Criança ainda, vi levarem de casa a
meu pai. São dessas imagens que o tempo, esse maldito inimigo de tudo o que
temos de mais caro, não levará jamais enquanto vivo for.
Criança ainda, não me dera conta - e
como poderia? - que a vida pudesse pregar-nos sorte tão madrasta. Acabava de
chegar de uma viagem interrompida, eis que, como contei alhures, minha mãe me
levara para São Paulo, aonde na casa dos padrinhos iríamos esperar papai, que
vinha nos buscar para que fôssemos dar um pulo na capital, o Rio de Janeiro.
Pois vi tirarem do solar de meu avô
Romualdo, em que antes descortinara essa grande caixa negra que, fechada, estava
cercada por muitas flores, todas
brancas, muito brancas, com ramos verdes, muito verdes, tudo ajeitado no que costumara
ser a sala de visitas da casa de meus avós.
Muito criança ainda, como entenderia todo
o macabro cerimonial, que em tais ocasiões visita as famílias? Ao ritual da
Morte, porque dela desgraçadamente se tratava, nem criança como eu, nem a jovem
Mãe que pensa ter toda a vida pela frente em casamento feliz, nem o alquebrado
Avô, que jamais pensara separar-se daquela forma do Filho bem-amado e querido,
nem todo o resto da família imaginara defrontar-se com experiência tal.
Minha querida Mãe, que via a
própria vida, como ela a imaginara, desfazer-se sob o soturno esgar de sorte
madrasta, não pôde, por demasiado sofrer, acompanhar o féretro no que os
mercadores da morte chamam a última jornada.
Tantas vezes depois retornaríamos àquela visita, em que sempre me foi
difícil imaginar o meu jovem pai tão fora do devido tempo encerrado sob as
pesadas lajes de granito do túmulo avoengo.
Hoje, nos apressados tempos que
vivemos, vai saindo de moda a prática dos sepulcros familiares. Na civilização
do prêt-à-porter, reina a pressa do
intemporal. Daí a prática da incineração dos restos mortais, que muita vez, ou
se guardam em algum vaso, ou até mesmo se espalha em lugares que o antepassado,
enquanto vivo fora, amara antojar.
Sem que o soubéssemos, naqueles
tempos em que o destino, tão brutalmente, nos arrebatava a esperança de um
porvir feliz, meu avô Romualdo - que não tinha estórias a contar - vira as
Parcas arrancar-lhe, com a sua gélida indiferença, a vida preciosa do filho
bem-amado, àquele em quem confiava e também prezava, por todas as pequenas e
grandes alegrias, que ele lhe trouxera, em meio à vivência com os demais.

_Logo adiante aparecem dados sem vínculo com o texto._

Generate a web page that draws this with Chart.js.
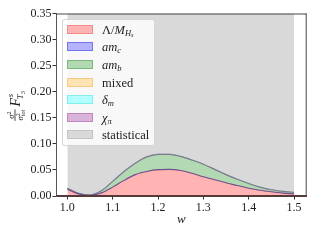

Já o escrevi, mas a repetição por
vezes é necessária. Quando voltamos de São Paulo, para o pouso que o seu
carinho e diligente atenção nos dedicou, sem o saber eu, ainda criança,
esperava pelo já alquebrado avô Romualdo para as caminhadas até a Praça da
Matriz. Eu não sabia, mas em me levando pela mão, vovô pensaria que estaria
mais próximo do seu filho querido, que a sorte madrasta lhe arrancara.